Experiments show that cross-view AFRR still increases, indicating the model is not yet perfectly calibrated between "conservative refusal" and "robust estimation."
Future work could integrate progress scores into online control: e.g., using low progress growth to detect stalls, using high uncertainty to trigger re-planning, or using ProgressLM as a dense reward generator to assist RL.

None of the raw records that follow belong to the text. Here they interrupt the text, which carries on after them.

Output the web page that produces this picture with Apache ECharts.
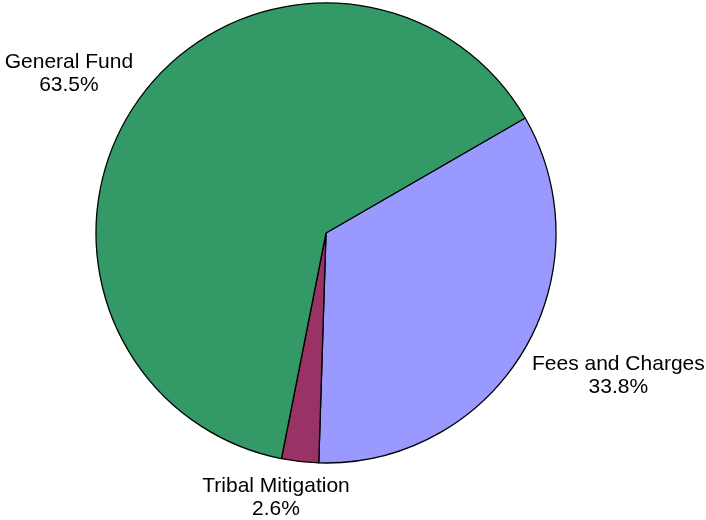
<!DOCTYPE html>
<html>
<head>
<meta charset="utf-8">
<script src="https://cdn.jsdelivr.net/npm/echarts@6/dist/echarts.min.js"></script>
<style>
  html, body { margin: 0; padding: 0; background: #ffffff; }
  #chart { width: 706px; height: 520px; }
</style>
</head>
<body>
<div id="chart"></div>
<script>
// Funding sources, listed clockwise from the upper-right boundary
const categories = ['Fees and Charges', 'Tribal Mitigation', 'General Fund'];
const shares = [33.8, 2.6, 63.5];
const sliceColors = ['#9999FF', '#993366', '#339966'];

const CX = 326, CY = 233, R = 230, START = 30;

// offset of each label's centre from the rim point at its slice's middle angle
const labelOffset = [[95, 25], [-24, 36], [-70, -25]];

const total = shares.reduce((a, b) => a + b, 0);
function midAngle(i) {
  let before = 0;
  for (let k = 0; k < i; k++) before += shares[k];
  return START - (before + shares[i] / 2) / total * 360;
}

const chart = echarts.init(document.getElementById('chart'), null, { renderer: 'canvas' });

const pieData = categories.map((name, i) => ({
  name: name,
  value: shares[i],
  itemStyle: { color: sliceColors[i] }
}));

chart.setOption({
  backgroundColor: '#ffffff',
  animation: false,
  series: [{
    type: 'pie',
    center: [CX, CY],
    radius: R,
    startAngle: START,
    clockwise: true,
    avoidLabelOverlap: false,
    data: pieData,
    itemStyle: { borderColor: '#000000', borderWidth: 1.3 },
    label: {
      show: true,
      position: 'outside',
      formatter: p => p.name + '\n' + p.value.toFixed(1) + '%',
      fontFamily: 'Liberation Sans, Arial, sans-serif',
      fontSize: 21,
      lineHeight: 23,
      color: '#000000'
    },
    labelLine: { show: false },
    labelLayout: function (params) {
      const i = params.dataIndex;
      const a = midAngle(i) * Math.PI / 180;
      const rimX = CX + R * Math.cos(a);
      const rimY = CY - R * Math.sin(a);
      return {
        x: rimX + labelOffset[i][0],
        y: rimY + labelOffset[i][1],
        align: 'center',
        verticalAlign: 'middle'
      };
    },
    emphasis: { disabled: true }
  }]
});
</script>
</body>
</html>
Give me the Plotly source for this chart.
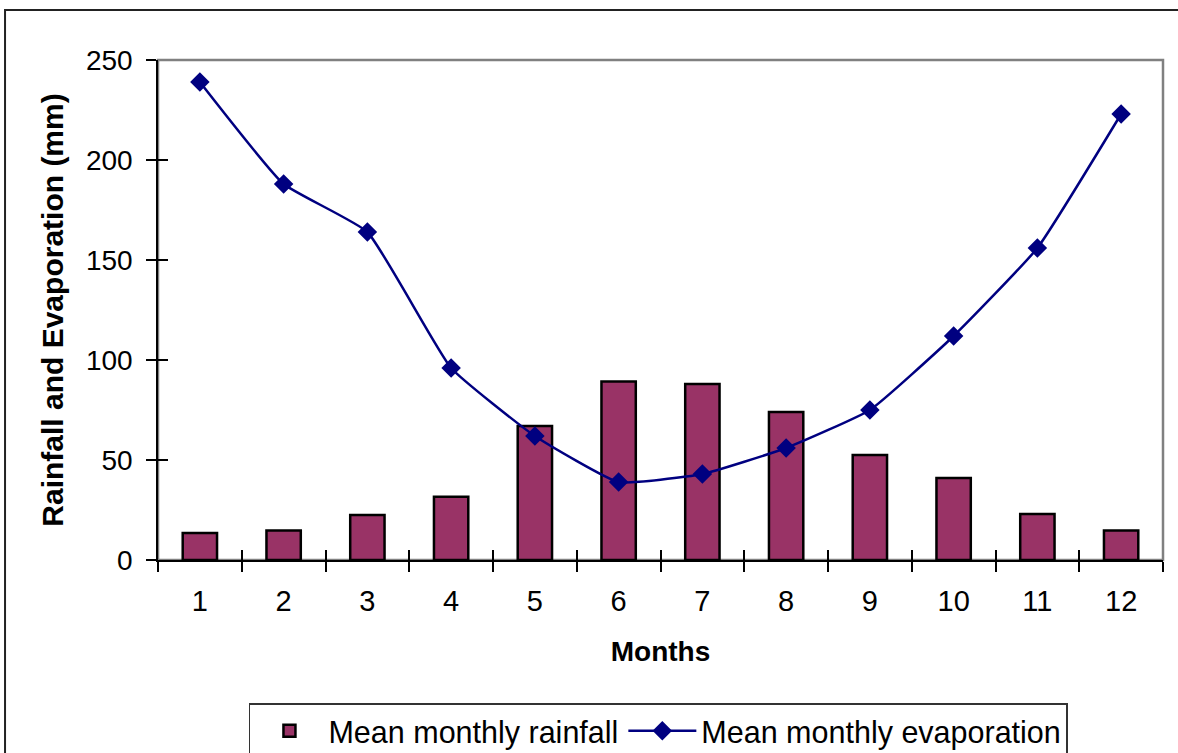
import plotly.graph_objects as go

# Monthly climate data
months = ["1", "2", "3", "4", "5", "6", "7", "8", "9", "10", "11", "12"]
rainfall = [13.5, 14.7, 22.5, 31.6, 67, 89.3, 88, 74, 52.5, 41, 23, 14.7]
evaporation = [239, 188, 164, 96, 62, 39, 43, 56, 75, 112, 156, 223]
y_ticks = [0, 50, 100, 150, 200, 250]

FONT = "Liberation Sans, Arial, sans-serif"

fig = go.Figure()

fig.add_trace(go.Bar(
    x=months, y=rainfall, name="Mean monthly rainfall",
    marker=dict(color="#993366", line=dict(color="black", width=2.5)),
))
fig.add_trace(go.Scatter(
    x=months, y=evaporation, name="Mean monthly evaporation",
    mode="lines+markers",
    line=dict(color="#000080", width=2.5, shape="spline", smoothing=0.4),
    marker=dict(symbol="diamond", size=15, color="#000080"),
))

n = len(months)
boundaries = [i - 0.5 for i in range(n + 1)]

fig.update_layout(
    width=1178, height=753,
    margin=dict(l=158, r=15, t=60, b=193, autoexpand=False),
    paper_bgcolor="white", plot_bgcolor="white",
    font=dict(family=FONT, size=28, color="black"),
    bargap=0.59,
    showlegend=True,
    legend=dict(
        orientation="h", x=0.0905, xanchor="left", y=-0.286, yanchor="top",
        bordercolor="#333333", borderwidth=1.5, bgcolor="white",
        font=dict(family=FONT, size=30.5, color="black"),
        itemwidth=68, tracegroupgap=0,
    ),
    xaxis=dict(
        type="category", range=[-0.5, n - 0.5],
        tickson="boundaries", ticks="outside", ticklen=10,
        tickcolor="black", tickwidth=1.5, showline=True, linecolor="black",
        linewidth=1.5, showgrid=False, zeroline=False,
        title=dict(text="<b>Months</b>", font=dict(size=28), standoff=26),
        tickfont=dict(size=29), ticklabelstandoff=14,
    ),
    xaxis2=dict(
        overlaying="x", range=[-0.5, n - 0.5], tickmode="array",
        tickvals=boundaries, ticks="inside", ticklen=10, tickcolor="black",
        tickwidth=1.5, showticklabels=False, showgrid=False, zeroline=False,
        showline=False, side="bottom", anchor="y",
    ),
    yaxis=dict(
        range=[0, 250], tickmode="array", tickvals=y_ticks,
        ticks="outside", ticklen=10, tickcolor="black", tickwidth=1.5,
        showline=True, linecolor="black", linewidth=1.5,
        showgrid=False, zeroline=False,
        title=dict(text="<b>Rainfall and Evaporation (mm)</b>",
                   font=dict(size=30), standoff=13),
        tickfont=dict(size=28), ticklabelstandoff=8,
    ),
    yaxis2=dict(
        overlaying="y", range=[0, 250], tickmode="array", tickvals=y_ticks,
        ticks="inside", ticklen=10, tickcolor="black", tickwidth=1.5,
        showticklabels=False, showgrid=False, zeroline=False,
        showline=False, side="left", anchor="x",
    ),
    shapes=[
        # gray frame around the plot area
        dict(type="rect", xref="paper", yref="paper", x0=0, x1=1, y0=0, y1=1,
             line=dict(color="#808080", width=2.5), layer="below"),
        # outer chart border
        dict(type="rect", xref="paper", yref="paper",
             x0=-0.1522, x1=1.05, y0=-0.45, y1=1.1,
             line=dict(color="#222222", width=2), layer="below"),
    ],
)

# invisible trace to activate the overlay axes carrying the crossing ticks
fig.add_trace(go.Scatter(x=[0], y=[0], xaxis="x2", yaxis="y2", mode="markers",
                         marker=dict(opacity=0), showlegend=False,
                         hoverinfo="skip"))

fig.write_html("out.html")
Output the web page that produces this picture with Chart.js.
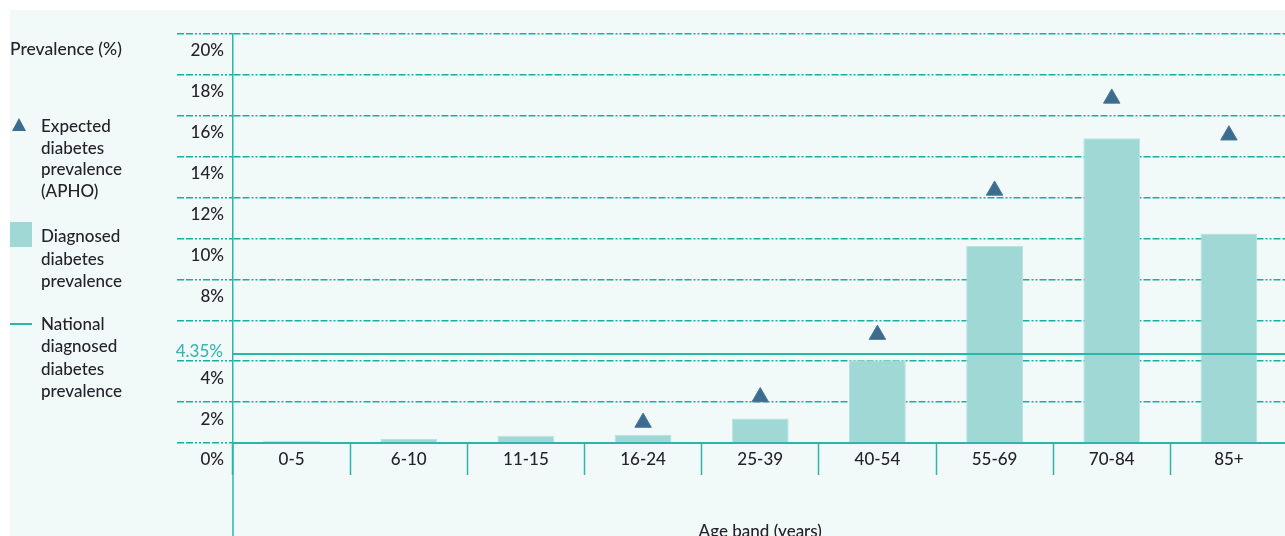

vs. Task-specific Progress Regressors: Traditional methods usually train regression models in fixed tasks or environments, with generalization depending on the training distribution; this paper treats progress estimation as a general reasoning problem for VLMs, requiring only a single-frame observation.
vs. Trajectory Re-ranking / Pairwise Comparison: These methods obtain estimates indirectly by re-ranking frames or comparing relative progress, depending on full trajectory context; ProgressLM infers absolute progress from demonstrations and single frames, making it more suitable for online monitoring.
vs. Inference-time CoT Prompting: Training-free prompts can make models explicitly state reference steps, but gains are unstable; the results here remind us that complex reasoning formats require training and reward binding, otherwise they are just "formatted explanations."
Insight: For agent evaluation, a "task progress benchmark" could be designed similarly: given a goal, history trajectory, and current state, have the model judge completion, next bottleneck, and whether it is unanswerable.

Rating¶

Novelty: ⭐⭐⭐⭐☆ Defines progress estimation as a structured reasoning capability for VLMs and builds a three-axis benchmark with a clear problem setting.
Experimental Thoroughness: ⭐⭐⭐⭐⭐ Covers 14 VLMs, same/cross-view, text/visual demonstrations, unanswerable samples, and 3B/7B training scaling, providing solid evidence.
Writing Quality: ⭐⭐⭐⭐☆ Clear storyline with information-dense tables; some large tables require readers to synthesize macro conclusions.
Value: ⭐⭐⭐⭐⭐ Provides direct inspiration for embodied AI, long-horizon agent monitoring, and RL reward shaping.